§ **Stated goal**: Pictures are excluded. Copy exactly, and only, the lines from the one containing "Rebuild this chart as a Python" through the one containing "import matplotlib.pyplot as plt", both ends included.

____________

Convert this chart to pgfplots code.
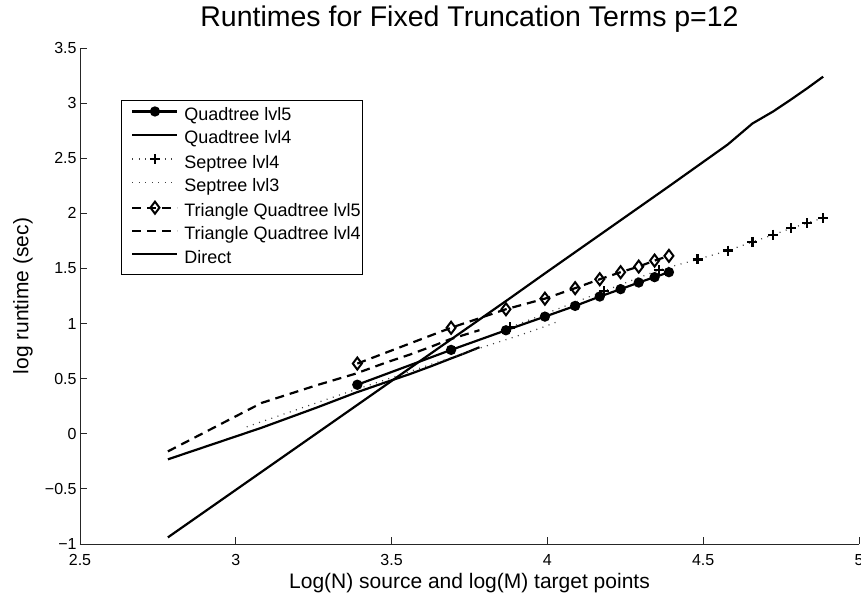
\documentclass[border=0pt]{standalone}
\usepackage{fontspec}
\setmainfont{Liberation Sans}
\usepackage{pgfplots}
\pgfplotsset{compat=1.18}
\begin{document}
\begin{tikzpicture}
\begin{axis}[
  at={(0,0)}, anchor=south west,
  scale only axis, width=779bp, height=496bp,
  xmin=2.5, xmax=5, ymin=-1, ymax=3.5,
  axis lines*=left,
  axis line style={line width=0.8bp, black!85},
  xtick={2.5,3,3.5,4,4.5,5}, xticklabels={2.5,3,3.5,4,4.5,5},
  ytick={-1,-0.5,0,0.5,1,1.5,2,2.5,3,3.5},
  yticklabels={−1,−0.5,0,0.5,1,1.5,2,2.5,3,3.5},
  tick align=inside, major tick length=7bp,
  tick style={line width=0.8bp, black!85},
  xticklabel style={font=\fontsize{16bp}{19bp}\selectfont, anchor=base, inner sep=0pt, yshift=-21bp},
  yticklabel style={font=\fontsize{16bp}{19bp}\selectfont, anchor=east, inner sep=0pt, xshift=-3.3bp},
  xlabel={Log(N) source and log(M) target points},
  xlabel style={font=\fontsize{21bp}{25bp}\selectfont, at={(axis description cs:0.5,0)}, anchor=base, inner sep=0pt, yshift=-44bp},
  ylabel={log runtime (sec)},
  ylabel style={font=\fontsize{21bp}{25bp}\selectfont, at={(axis description cs:-0.0732,0.5)}, anchor=center, inner sep=0pt},
  title={Runtimes for Fixed Truncation Terms p=12},
  title style={font=\fontsize{28.5bp}{33bp}\selectfont, at={(axis description cs:0.5,1)}, anchor=base, inner sep=0pt, yshift=16bp},
  legend style={at={(axis description cs:0.0526,0.895)}, anchor=north west, draw=black, line width=0.8bp, fill=white,
    font=\fontsize{18bp}{21bp}\selectfont, inner xsep=2bp, inner ysep=7bp, row sep=6.3bp,
    nodes={inner sep=0bp, text height=13bp, text depth=4bp},
    /tikz/every odd column/.append style={column sep=5.7bp}},
  legend cell align=left,
  legend image code/.code={\path (0bp,0bp); \draw[mark repeat=2,mark phase=2,#1] plot coordinates {(8bp,4.5bp)(30.5bp,4.5bp)(53bp,4.5bp)};},
  mydot/.style={line width=1.2bp, black!75, dash pattern=on 1bp off 5.5bp},
  mydash/.style={line width=2.2bp, dash pattern=on 9bp off 6bp},
]
% Quadtree lvl5
\addplot[black, line width=2.2bp, mark=*, mark size=4bp, mark options={solid}] coordinates {
(3.390,0.445) (3.691,0.761) (3.867,0.939) (3.992,1.063) (4.089,1.160)
(4.168,1.245) (4.235,1.312) (4.293,1.372) (4.344,1.421) (4.390,1.466)};
\addlegendentry{Quadtree lvl5}
% Quadtree lvl4
\addplot[black, line width=2.2bp] coordinates {
(2.782,-0.232) (3.083,0.055) (3.259,0.237) (3.384,0.372) (3.481,0.467)
(3.560,0.543) (3.627,0.613) (3.685,0.677) (3.736,0.732) (3.782,0.785)};
\addlegendentry{Quadtree lvl4}
% Septree lvl4
\addplot[mydot, mark=+, mark size=5bp, mark options={solid, black, line width=2.2bp}] coordinates {
(3.880,0.965) (4.181,1.294) (4.357,1.485) (4.482,1.582) (4.579,1.662)
(4.658,1.740) (4.725,1.806) (4.783,1.865) (4.834,1.912) (4.885,1.958)};
\addlegendentry{Septree lvl4}
% Septree lvl3
\addplot[mydot] coordinates {
(3.035,0.063) (3.336,0.355) (3.512,0.520) (3.637,0.640) (3.734,0.730)
(3.813,0.805) (3.880,0.865) (3.938,0.920) (3.989,0.970) (4.035,1.020)};
\addlegendentry{Septree lvl3}
% Triangle Quadtree lvl5
\addplot[black, mydash, mark=diamond, mark size=6bp, mark options={solid, fill=white, line width=2bp}] coordinates {
(3.390,0.637) (3.691,0.962) (3.867,1.130) (3.992,1.226) (4.089,1.321)
(4.168,1.402) (4.235,1.466) (4.293,1.517) (4.344,1.571) (4.390,1.614)};
\addlegendentry{Triangle Quadtree lvl5}
% Triangle Quadtree lvl4
\addplot[black, mydash] coordinates {
(2.782,-0.160) (3.083,0.280) (3.259,0.440) (3.384,0.545) (3.481,0.645)
(3.560,0.720) (3.627,0.790) (3.685,0.855) (3.736,0.900) (3.782,0.940)};
\addlegendentry{Triangle Quadtree lvl4}
% Direct
\addplot[black, line width=2.2bp] coordinates {
(2.782,-0.940) (3.083,-0.345) (3.384,0.250) (3.685,0.845) (3.880,1.230)
(3.992,1.455) (4.181,1.830) (4.390,2.245) (4.482,2.430) (4.579,2.625)
(4.658,2.815) (4.725,2.925) (4.783,3.035) (4.834,3.135) (4.885,3.240)};
\addlegendentry{Direct}
\end{axis}
\pgfresetboundingbox
\useasboundingbox (-80bp,-50bp) rectangle (781bp,544bp);
\end{tikzpicture}
\end{document}
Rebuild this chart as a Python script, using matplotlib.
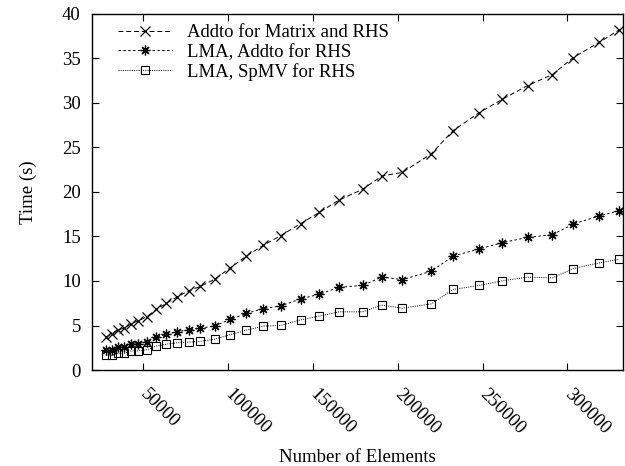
import matplotlib
matplotlib.use("Agg")
import matplotlib.pyplot as plt

# number of elements per run
elements = [28500, 31800, 35300, 38900, 43200, 47100, 52400, 58000, 63900, 70100,
            77000, 83900, 92300, 101600, 111000, 120800, 131200, 143000, 153800,
            165600, 179400, 190800, 202800, 219900, 232700, 248000, 261500, 276500,
            291200, 303400, 318600, 330400]

# timings (s)
addto_full = [3.7, 4.1, 4.5, 4.7, 5.2, 5.5, 6.0, 6.8, 7.5, 8.2, 8.9, 9.4, 10.2, 11.5,
              12.8, 14.0, 15.1, 16.45, 17.7, 19.1, 20.3, 21.8, 22.2, 24.3, 26.9,
              28.9, 30.4, 31.95, 33.2, 35.1, 36.8, 38.2]
lma_addto = [2.2, 2.3, 2.55, 2.6, 2.9, 2.95, 3.2, 3.7, 4.0, 4.3, 4.5, 4.7, 4.95, 5.7,
             6.35, 6.9, 7.2, 8.0, 8.5, 9.3, 9.5, 10.45, 10.15, 11.1, 12.8, 13.6,
             14.3, 14.9, 15.2, 16.4, 17.3, 17.9]
lma_spmv = [1.66, 1.66, 1.88, 1.88, 2.15, 2.15, 2.27, 2.69, 2.9, 3.06, 3.13, 3.23,
            3.46, 3.98, 4.48, 4.93, 5.01, 5.64, 6.05, 6.54, 6.54, 7.29, 6.95, 7.43,
            9.05, 9.5, 10.01, 10.43, 10.35, 11.4, 12.03, 12.44]

labels = ["Addto for Matrix and RHS", "LMA, Addto for RHS", "LMA, SpMV for RHS"]
xticks = [50000, 100000, 150000, 200000, 250000, 300000]

plt.rcParams["font.family"] = ["Liberation Serif", "DejaVu Serif"]
plt.rcParams["font.size"] = 13.5

fig = plt.figure(figsize=(6.25, 4.66), dpi=100)
ax = fig.add_axes([0.147, 0.206, 0.85, 0.764])

ax.plot(elements, addto_full, color="black", lw=0.7, ls=(0, (5, 3)),
        marker="x", ms=7, mew=0.9, label=labels[0])
ax.plot(elements, lma_addto, color="black", lw=0.7, ls=(0, (2.5, 2.5)),
        marker=(8, 2, 0), ms=7, mew=0.9, label=labels[1])
ax.plot(elements, lma_spmv, color="black", lw=0.7, ls=(0, (1, 1.3)),
        marker="s", ms=5.5, mew=0.8, mfc="none", label=labels[2])

ax.set_xlim(20000, 332800)
ax.set_ylim(0, 40)
ax.set_xticks(xticks)
ax.set_xticklabels([str(t) for t in xticks], rotation=-45, ha="left", va="center",
                   rotation_mode="anchor")
ax.set_yticks(range(0, 41, 5))
ax.tick_params(direction="in", length=5, width=0.8, top=True, right=True)
ax.tick_params(axis="x", pad=16)
ax.tick_params(axis="y", pad=8)
for s in ax.spines.values():
    s.set_linewidth(1.0)

ax.set_xlabel("Number of Elements", labelpad=8)
ax.set_ylabel("Time (s)", labelpad=18)

ax.legend(loc="upper left", bbox_to_anchor=(0.028, 1.003), frameon=False,
          handlelength=2.9, handletextpad=0.8, labelspacing=0.12,
          borderaxespad=0.2)

fig.savefig("out.png", dpi=100)
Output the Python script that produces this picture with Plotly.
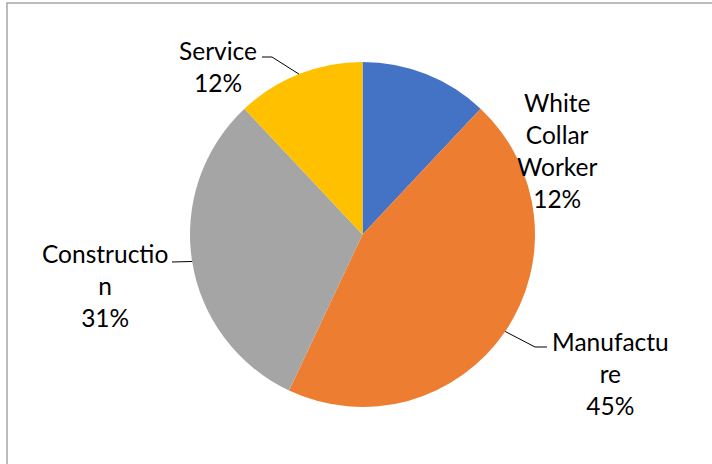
import math
import plotly.graph_objects as go

categories = ["White Collar Worker", "Manufacture", "Construction", "Service"]
shares = [12, 45, 31, 12]
colors = ["#4472C4", "#ED7D31", "#A5A5A5", "#FFC000"]

W, H = 712, 464
CX, CY, R = 362.5, 234.5, 172.5

# label layout (style): center of text block in px, wrap width, leader elbow points
label_style = {
    "White Collar Worker": dict(pos=(557, 150), wrap=6, leader=None),
    "Manufacture": dict(pos=(610, 373), wrap=9, leader=[(535, 347), (547, 347)]),
    "Construction": dict(pos=(105, 285), wrap=11, leader=[(172, 262)]),
    "Service": dict(pos=(218, 67), wrap=11, leader=[(272, 57), (262, 57)]),
}


def wrap(text, width):
    lines = []
    for word in text.split(" "):
        while len(word) > width:
            lines.append(word[:width])
            word = word[width:]
        lines.append(word)
    return lines


def px(x, y):
    return x / W, 1 - y / H


fig = go.Figure(go.Pie(
    labels=categories,
    values=shares,
    marker=dict(colors=colors, line=dict(width=0)),
    sort=False,
    direction="clockwise",
    rotation=0,
    textinfo="none",
    hoverinfo="label+percent",
    domain=dict(x=[(CX - R) / W, (CX + R) / W], y=[(H - CY - R) / H, (H - CY + R) / H]),
    showlegend=False,
))

total = sum(shares)
annotations = []
shapes = []
cum = 0
for cat, v in zip(categories, shares):
    mid = (cum + v / 2) / total * 2 * math.pi
    cum += v
    st = label_style[cat]
    pct = round(v / total * 100)
    text = "<br>".join(wrap(cat, st["wrap"]) + [f"{pct}%"])
    x, y = px(*st["pos"])
    annotations.append(dict(x=x, y=y, xref="paper", yref="paper", text=text,
                            showarrow=False, xanchor="center", yanchor="middle",
                            font=dict(family="Lato", size=24.5, color="#000000"),
                            align="center"))
    if st["leader"]:
        ex, ey = CX + R * math.sin(mid), CY - R * math.cos(mid)
        pts = [(ex, ey)] + st["leader"]
        path = "M " + " L ".join(f"{px(a, b)[0]},{px(a, b)[1]}" for a, b in pts)
        shapes.append(dict(type="path", path=path, xref="paper", yref="paper",
                           line=dict(color="#000000", width=1)))

shapes.append(dict(type="rect", xref="paper", yref="paper",
                   x0=7 / W, x1=1.02, y0=-0.02, y1=1 - 3 / H,
                   line=dict(color="#A6A6A6", width=1.5)))

fig.update_layout(
    width=W, height=H,
    margin=dict(l=0, r=0, t=0, b=0),
    paper_bgcolor="white",
    plot_bgcolor="white",
    annotations=annotations,
    shapes=shapes,
)

fig.write_html("out.html")
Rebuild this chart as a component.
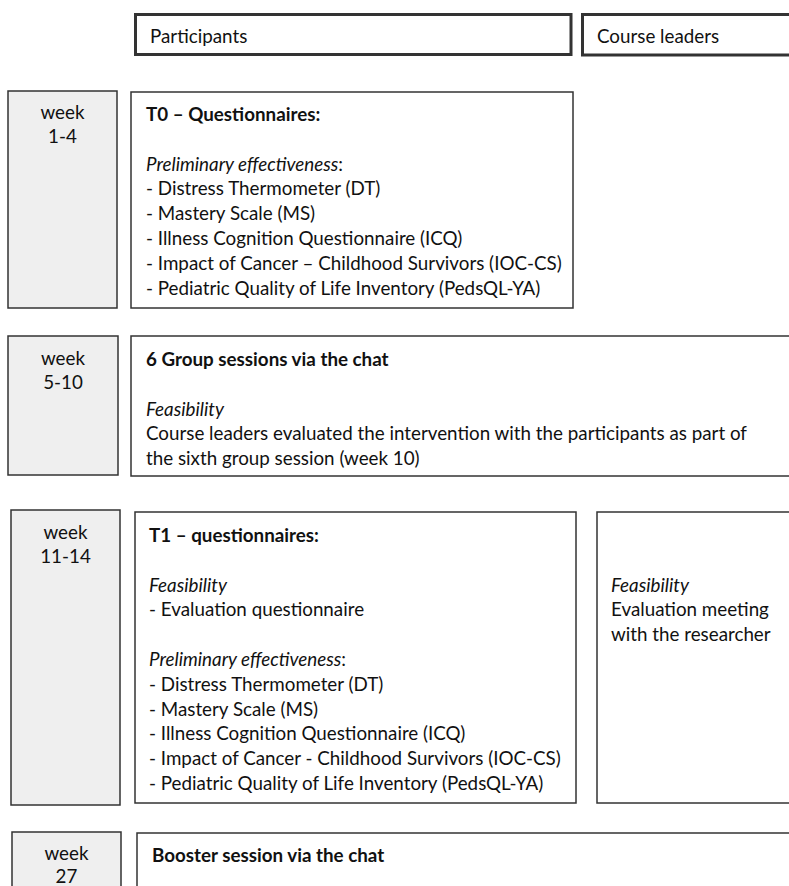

____________

§ **Task solution**:
Rebuild this chart as a Python script, using matplotlib.
import matplotlib
matplotlib.use("Agg")
import matplotlib.pyplot as plt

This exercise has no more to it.